▶ [EXERCISE TASK]
Leave out the pictures, and write out exactly the lines from the beginning of the material to the line holding "import pandas as pd", that line included, and nothing else.

▶ [DATASET CONTENT]
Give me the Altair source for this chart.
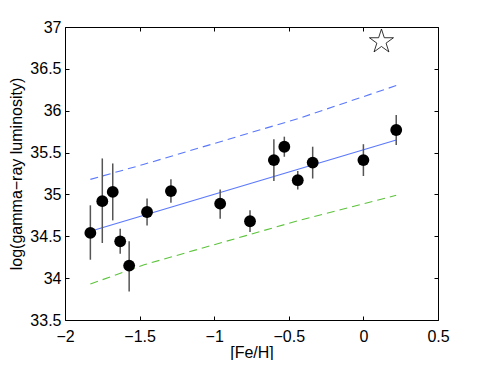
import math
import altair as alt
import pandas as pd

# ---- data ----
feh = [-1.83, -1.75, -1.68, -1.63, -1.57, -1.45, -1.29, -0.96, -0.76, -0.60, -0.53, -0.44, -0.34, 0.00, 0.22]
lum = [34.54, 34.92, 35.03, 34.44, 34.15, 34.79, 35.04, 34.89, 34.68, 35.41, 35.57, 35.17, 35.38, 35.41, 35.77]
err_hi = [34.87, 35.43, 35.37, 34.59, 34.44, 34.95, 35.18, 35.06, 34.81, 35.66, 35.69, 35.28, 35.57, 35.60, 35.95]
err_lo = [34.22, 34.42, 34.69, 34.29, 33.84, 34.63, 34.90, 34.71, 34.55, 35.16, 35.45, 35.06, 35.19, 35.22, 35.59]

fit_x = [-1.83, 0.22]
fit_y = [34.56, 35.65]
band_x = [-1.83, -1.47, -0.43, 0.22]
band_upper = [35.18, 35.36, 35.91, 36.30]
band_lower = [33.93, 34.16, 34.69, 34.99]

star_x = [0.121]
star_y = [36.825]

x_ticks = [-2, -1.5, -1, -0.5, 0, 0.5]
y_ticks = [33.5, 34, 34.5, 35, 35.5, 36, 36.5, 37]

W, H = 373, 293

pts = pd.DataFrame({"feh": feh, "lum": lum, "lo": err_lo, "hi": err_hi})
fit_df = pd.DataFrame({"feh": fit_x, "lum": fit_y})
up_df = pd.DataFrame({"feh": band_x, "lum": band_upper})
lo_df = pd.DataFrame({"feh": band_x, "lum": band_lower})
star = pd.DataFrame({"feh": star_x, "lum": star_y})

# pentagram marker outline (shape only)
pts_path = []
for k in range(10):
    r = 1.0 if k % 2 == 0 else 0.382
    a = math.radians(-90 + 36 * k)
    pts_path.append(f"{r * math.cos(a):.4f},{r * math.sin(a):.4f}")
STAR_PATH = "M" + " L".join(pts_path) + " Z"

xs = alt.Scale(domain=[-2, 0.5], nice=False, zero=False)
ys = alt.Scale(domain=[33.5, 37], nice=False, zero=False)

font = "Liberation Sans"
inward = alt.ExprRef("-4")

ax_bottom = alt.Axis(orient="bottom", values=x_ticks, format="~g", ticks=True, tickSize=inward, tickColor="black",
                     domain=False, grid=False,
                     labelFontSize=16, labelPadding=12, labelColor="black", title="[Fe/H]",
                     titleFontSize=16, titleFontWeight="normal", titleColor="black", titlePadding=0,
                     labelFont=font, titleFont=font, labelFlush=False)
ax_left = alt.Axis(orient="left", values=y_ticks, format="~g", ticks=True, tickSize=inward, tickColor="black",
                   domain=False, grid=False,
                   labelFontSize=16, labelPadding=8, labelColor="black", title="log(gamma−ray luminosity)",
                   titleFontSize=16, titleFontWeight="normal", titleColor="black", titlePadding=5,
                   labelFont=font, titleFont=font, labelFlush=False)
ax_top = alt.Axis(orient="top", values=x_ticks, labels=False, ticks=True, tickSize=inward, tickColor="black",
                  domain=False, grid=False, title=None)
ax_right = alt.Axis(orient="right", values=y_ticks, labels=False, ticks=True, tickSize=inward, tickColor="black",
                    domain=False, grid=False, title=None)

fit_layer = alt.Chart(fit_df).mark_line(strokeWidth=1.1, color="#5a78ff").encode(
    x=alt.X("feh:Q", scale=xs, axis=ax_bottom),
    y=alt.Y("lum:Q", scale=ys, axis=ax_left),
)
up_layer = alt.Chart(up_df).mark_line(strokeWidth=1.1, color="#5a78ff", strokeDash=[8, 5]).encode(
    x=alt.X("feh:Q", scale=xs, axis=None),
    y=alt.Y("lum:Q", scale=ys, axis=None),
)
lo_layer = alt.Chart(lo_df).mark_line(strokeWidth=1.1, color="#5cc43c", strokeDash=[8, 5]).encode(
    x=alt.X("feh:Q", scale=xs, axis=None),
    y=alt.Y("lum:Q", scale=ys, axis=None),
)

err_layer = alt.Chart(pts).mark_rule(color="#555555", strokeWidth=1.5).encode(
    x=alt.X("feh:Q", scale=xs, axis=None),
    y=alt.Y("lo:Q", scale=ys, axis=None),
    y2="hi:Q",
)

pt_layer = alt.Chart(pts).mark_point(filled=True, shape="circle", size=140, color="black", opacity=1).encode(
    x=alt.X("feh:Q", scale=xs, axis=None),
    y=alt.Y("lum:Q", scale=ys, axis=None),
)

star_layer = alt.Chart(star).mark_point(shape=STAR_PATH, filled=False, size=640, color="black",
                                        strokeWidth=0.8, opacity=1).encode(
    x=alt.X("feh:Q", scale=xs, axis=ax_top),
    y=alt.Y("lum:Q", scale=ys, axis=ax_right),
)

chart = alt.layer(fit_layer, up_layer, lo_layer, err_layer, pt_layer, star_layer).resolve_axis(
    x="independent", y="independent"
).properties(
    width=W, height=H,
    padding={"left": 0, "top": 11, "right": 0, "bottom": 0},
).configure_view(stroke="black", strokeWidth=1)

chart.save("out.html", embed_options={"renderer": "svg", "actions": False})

▶ [RESPONSE TO THIS TASK]
Give me the Altair source for this chart.
import math
import altair as alt
import pandas as pd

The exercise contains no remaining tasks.